Desde que Ignacio Fortún me regalase un dibujo, hace ya más de veinte años, no hago otra cosa que mirar una y otra vez a las personas que lo componen. Una familia toma el vermú en la barra de un bar de El Tubo. El hombre está apoyado con el codo sobre el mostrador, la mujer se lleva con una mano a la boca una sardina en salmuera, al tiempo que con la otra mano sujeta a modo de báculo un largo bastón de caramelos. La hija, sentada en un taburete con las piernas abiertas a las dos menos diez y con gafas de escafandrista, come un algodón de azúcar y sujeta una caja de pastas. Al otro lado de la barra, el camarero permanece impasible, con una frialdad semejante a la que tuvo "Magritas" en su bar "La Unión", de Calatayud.

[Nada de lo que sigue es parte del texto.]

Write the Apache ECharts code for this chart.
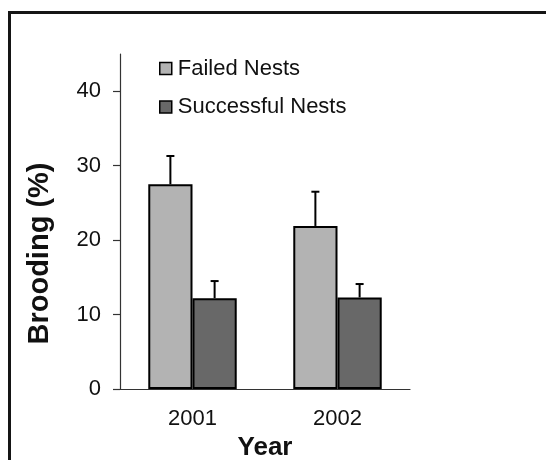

Una estampa parecida a la que cualquier familia ofrece hoy en Zaragoza, tras pretender ver la Expo y habiendo salido de sus estancias cansina, después de colas interminables y de no haber podido ver nada.
Ha pasado tiempo entre el dibujo de Fortún y las estampas cotidianas. Sólo ha cambiado la moneda y la falta de entusiasmo. Zaragoza sigue siendo ciudad de paso y el huésped de una noche nunca deshace las maletas.